Tuesday, May 01, 2007

Utah Congressmen still believe the earth is flat...

Well, ok...so not quite. At least they don't admit it. But this is what they do believe...

WASHINGTON -- Utah's Republican congressmen say honoring environmentalist Rachel Carson with her own post office just isn't right.
Reps. Rob Bishop and Chris Cannon joined 51 of their GOP colleagues last week in voting against naming a post office in Carson's Pennsylvania hometown after the woman who in many ways spawned the modern environmentalist movement with her book, Silent Spring.
They contend that Carson's actions -- which led to banning the chemical DDT used to kill pests -- actually has caused more deaths because of malaria and other diseases spread by insects. DDT, Carson wrote, was detrimental to the environment and to humans. Some scientists say DDT led to the California condor's near extinction.
"Rachel Carson's sentimental book, Silent Spring, was a large part of the reason DDT was banned even though the evidence then and now demonstrates that DDT does not cause cancer nor does it do other harm to humans," Cannon said in a statement. "Millions of people, mostly children, have died because the world did not control mosquitoes with DDT."
Bishop's chief of staff, Scott Parker, says his boss has similar concerns - "That maybe 100 percent of the things Carson talked about and claimed as facts weren't completely accurate or proven true by science."
"The emotional environmentalism and politics tied to her name seem to make the naming of a post office a little too political, when it's something that should be apolitical and uncontroversial," Parker said.
Utah's lone Democrat Jim Matheson voted to name the post office after Carson, and the measure passed the House.
Scientists are still studying DDT, but top researchers don't necessarily agree with Cannon's argument that DDT isn't harmful.
Walter Rogan, a medical doctor for the U.S. National Institute of Environmental Health Sciences who published a study on DDT last year in a British science journal, says that DDT causes cancer in animals, but it's not clear whether it would cause it in humans.
"We don't think it's benign in terms of human health but hasn't been shown to cause cancer," Rogan says.
There is a case to be made, he says, that DDT does affect humans in some ways, particularly causing premature births and also reducing lactation time in mothers. In parts of the world without clean water, the need for breast feeding is immense, Rogan says.
Naming post offices is one of the most mundane actions of Congress and are usually unanimously approved. Cannon, himself, touted a post office he got named in West Valley City last year.

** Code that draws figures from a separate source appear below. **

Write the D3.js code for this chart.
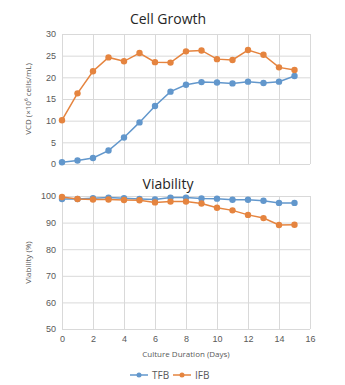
<!DOCTYPE html>
<html>
<head>
<meta charset="utf-8">
<script src="https://cdn.jsdelivr.net/npm/d3@7"></script>
<style>
  body { margin: 0; background: #fff; }
  svg { display: block; font-family: "Open Sans", "Noto Sans", sans-serif; }
  .grid line { stroke: #d9d9d9; stroke-width: 1; }
  .grid path { display: none; }
  .tick text { fill: #595959; font-size: 9px; }
  .ttl { fill: #262626; font-size: 14px; }
  .axt { fill: #595959; font-size: 8px; }
</style>
</head>
<body>
<svg id="chart" width="345" height="385"></svg>
<script>
var days = d3.range(0, 16);
var seriesNames = ['TFB', 'IFB'];
var seriesColors = ['#6297cc', '#e5843f'];

// viable cell density, x10^6 cells/mL
var vcdTFB = [0.4, 0.8, 1.4, 3.1, 6.1, 9.6, 13.4, 16.7, 18.3, 18.9, 18.8, 18.6, 19.0, 18.7, 19.0, 20.3];
var vcdIFB = [10.1, 16.3, 21.4, 24.6, 23.7, 25.6, 23.5, 23.4, 26.0, 26.2, 24.2, 24.0, 26.3, 25.2, 22.3, 21.7];

// viability, %
var viaTFB = [98.9, 98.9, 99.2, 99.4, 99.2, 98.9, 98.7, 99.4, 99.4, 99.1, 99.0, 98.6, 98.6, 98.2, 97.4, 97.4];
var viaIFB = [99.6, 98.9, 98.7, 98.7, 98.5, 98.4, 97.6, 97.9, 97.9, 97.2, 95.6, 94.6, 92.9, 91.7, 89.1, 89.2];

var xTicks = d3.range(0, 17, 2);
var vcdTicks = d3.range(0, 31, 5);
var viaTicks = d3.range(50, 101, 10);

var svg = d3.select('#chart');
var left = 62, right = 310;

var x = d3.scaleLinear().domain([0, 16]).range([left, right]);

var drawPanel = function(opts) {
  var y = d3.scaleLinear().domain(opts.domain).range([opts.bottom, opts.top]);
  var g = svg.append('g');

  // vertical gridlines
  g.append('g')
    .attr('class', 'grid')
    .attr('transform', 'translate(0,' + opts.bottom + ')')
    .call(d3.axisBottom(x).tickValues(xTicks).tickSize(opts.top - opts.bottom).tickFormat(''));

  // horizontal gridlines + labels
  var ya = g.append('g')
    .attr('class', 'grid')
    .attr('transform', 'translate(' + left + ',0)')
    .call(d3.axisLeft(y).tickValues(opts.ticks).tickSize(left - right).tickPadding(7));
  ya.selectAll('.tick text').attr('x', -6);

  if (opts.xLabels) {
    var xa = g.append('g')
      .attr('transform', 'translate(0,' + opts.bottom + ')')
      .call(d3.axisBottom(x).tickValues(xTicks).tickSize(0).tickPadding(7));
    xa.select('.domain').remove();
  }

  var line = d3.line()
    .x(function(d, i) { return x(days[i]); })
    .y(function(d) { return y(d); });

  opts.series.forEach(function(vals, k) {
    g.append('path')
      .datum(vals)
      .attr('d', line)
      .attr('fill', 'none')
      .attr('stroke', seriesColors[k])
      .attr('stroke-width', 1.5);
    g.selectAll(null)
      .data(vals)
      .enter().append('circle')
      .attr('cx', function(d, i) { return x(days[i]); })
      .attr('cy', function(d) { return y(d); })
      .attr('r', 3.2)
      .attr('fill', seriesColors[k]);
  });

  svg.append('text')
    .attr('class', 'ttl')
    .attr('x', 168).attr('y', opts.titleY)
    .attr('text-anchor', 'middle')
    .text(opts.title);

  svg.append('text')
    .attr('class', 'axt')
    .attr('transform', 'translate(31,' + (opts.top + opts.bottom) / 2 + ') rotate(-90)')
    .attr('text-anchor', 'middle')
    .text(opts.yTitle);
};

drawPanel({
  top: 34, bottom: 164, domain: [0, 30], ticks: vcdTicks,
  series: [vcdTFB, vcdIFB], title: 'Cell Growth', titleY: 24,
  yTitle: 'VCD (×10⁶ cells/mL)', xLabels: false
});

drawPanel({
  top: 196, bottom: 329, domain: [50, 100], ticks: viaTicks,
  series: [viaTFB, viaIFB], title: 'Viability', titleY: 189,
  yTitle: 'Viability (%)', xLabels: true
});

svg.append('text')
  .attr('class', 'axt')
  .attr('x', (left + right) / 2).attr('y', 357)
  .attr('text-anchor', 'middle')
  .text('Culture Duration (Days)');

// legend
var legend = svg.append('g').attr('transform', 'translate(130,375)');
seriesNames.forEach(function(name, k) {
  var item = legend.append('g').attr('transform', 'translate(' + (k * 43) + ',0)');
  item.append('line')
    .attr('x1', 0).attr('x2', 18)
    .attr('stroke', seriesColors[k]).attr('stroke-width', 1.5);
  item.append('circle')
    .attr('cx', 9).attr('r', 2.5)
    .attr('fill', seriesColors[k]);
  item.append('text')
    .attr('x', 22).attr('y', 3.5)
    .attr('fill', '#595959')
    .style('font-size', '10px')
    .text(name);
});
</script>
</body>
</html>
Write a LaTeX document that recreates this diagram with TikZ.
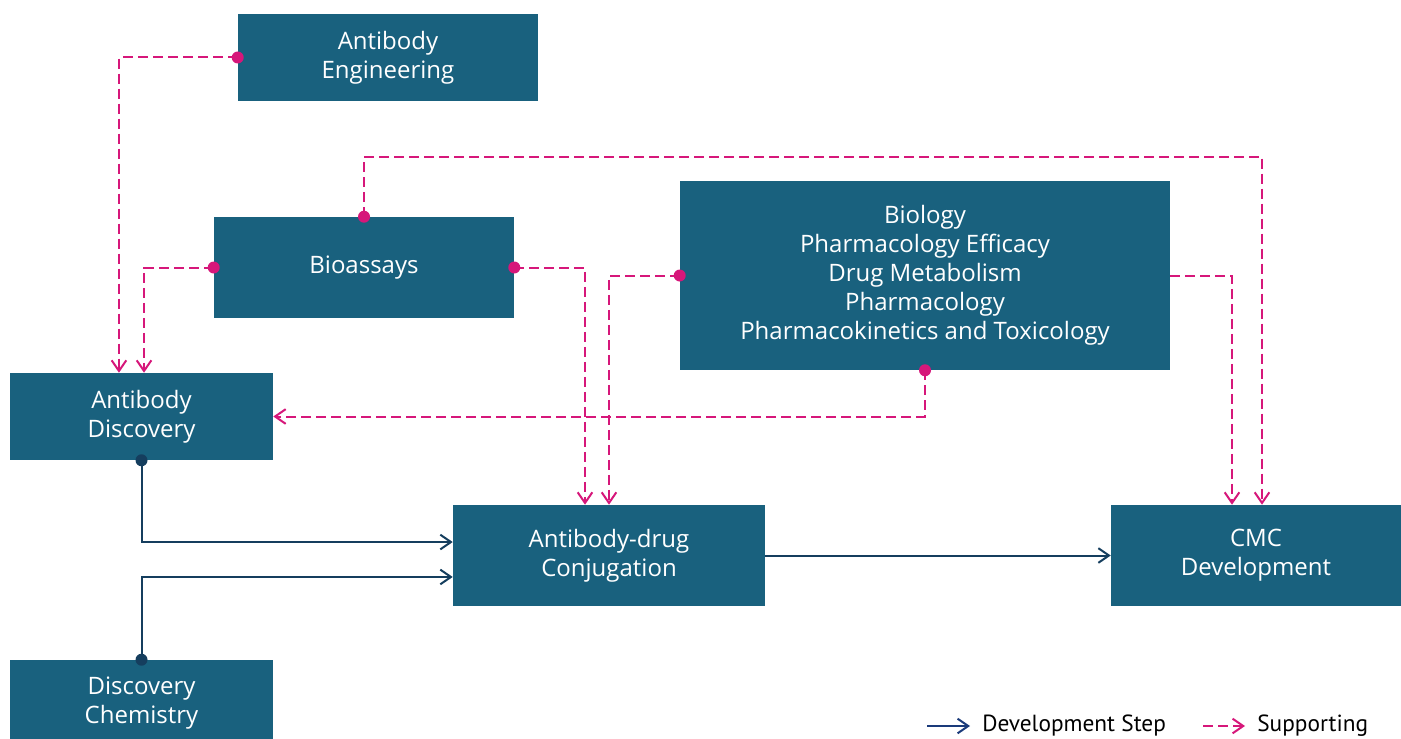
\documentclass[tikz,border=0pt]{standalone}
\usepackage{fontspec}
\setmainfont{Open Sans}
\newfontfamily\legfont{PT Sans}
\usetikzlibrary{arrows.meta}
\definecolor{boxteal}{HTML}{19617E}
\definecolor{suppink}{HTML}{D6177A}
\definecolor{stepnavy}{HTML}{153E5E}
\definecolor{legnavy}{HTML}{1A3A7A}
\tikzset{
  unit/.style={fill=boxteal, text=white, align=center, inner sep=0pt,
    font=\fontsize{18}{21.75}\selectfont},
  devline/.style={draw=stepnavy, line width=1.5pt, -{Straight Barb[length=8pt,width=11pt]}},
  supline/.style={draw=suppink, line width=1.5pt, dash pattern=on 7.5pt off 3.75pt,
    -{Straight Barb[length=8pt,width=11pt]}},
  legtext/.style={font=\legfont\fontsize{17.5}{20}\selectfont, anchor=west, inner sep=0pt}
}
\begin{document}
\begin{tikzpicture}[x=0.75pt,y=-0.75pt]
\useasboundingbox (0,0) rectangle (1401,738);
% boxes
\node[unit, minimum width=225pt, minimum height=65.25pt] (eng) at (388,57.5) {Antibody\\Engineering};
\node[unit, minimum width=225pt, minimum height=75.75pt] (bioa) at (364,267.5) {Bioassays};
\node[unit, minimum width=367.5pt, minimum height=141.75pt] (biol) at (925,275.5)
  {Biology\\Pharmacology Efficacy\\Drug Metabolism\\Pharmacology\\Pharmacokinetics and Toxicology};
\node[unit, minimum width=197.25pt, minimum height=65.25pt] (disc) at (141.5,416.5) {Antibody\\Discovery};
\node[unit, minimum width=234pt, minimum height=75.75pt] (adc) at (609,555.5) {Antibody-drug\\Conjugation};
\node[unit, minimum width=217.5pt, minimum height=75.75pt] (cmc) at (1256,555.5) {CMC\\Development};
\node[unit, minimum width=197.25pt, minimum height=65.25pt] (chem) at (141.5,703.5) {Discovery\\Chemistry};
% supporting links
\draw[supline] (eng.west) -| ([xshift=-16.9pt]disc.north);
\draw[supline] (bioa.west) -| ([xshift=1.9pt]disc.north);
\draw[supline] (bioa.north) -- ++(0,-60) -| ([xshift=4.5pt]cmc.north);
\draw[supline] (bioa.east) -| ([xshift=-18pt]adc.north);
\draw[supline] (biol.west) -| (adc.north);
\draw[supline] (biol.east) -| ([xshift=-18pt]cmc.north);
\draw[supline] (biol.south) |- (disc.east);
% development steps
\draw[devline] (disc.south) |- ([yshift=10.1pt]adc.west);
\draw[devline] (chem.north) |- ([yshift=-16.1pt]adc.west);
\draw[devline] (adc.east) -- (cmc.west);
\foreach \p in {eng.west,bioa.west,bioa.north,bioa.east,biol.west,biol.south}
  \fill[suppink] (\p) circle (4.5pt);
\foreach \p in {disc.south,chem.north}
  \fill[stepnavy] (\p) circle (4.5pt);
% legend
\node[legtext] (legdev) at (982,726) {Development Step};
\node[legtext] (legsup) at (1257,726) {Supporting};
\draw[devline, draw=legnavy] ([xshift=-41pt]legdev.west) -- ([xshift=-9pt]legdev.west);
\draw[supline] ([xshift=-40.5pt]legsup.west) -- ([xshift=-9pt]legsup.west);
\end{tikzpicture}
\end{document}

Shame on these ignorant politicians that criticize a true hero, a woman that changed the world. Cannon, Bishop, there's something out there called science. I highly recommend learning a little bit about it...
If a mediocre politician gets a post office named after himself, why should we hesitate to name one after a hero like Rachel Carson? I'm tempted to go on and on about this...in fact, I talked about it and read the article in my classes today...but I figure you can go look up the facts about DDT yourself. And remember, politicians may know a little about politics, but that doesn't mean they know anything about science. Like all of us, they have a responsibility to learn before they open their mouths.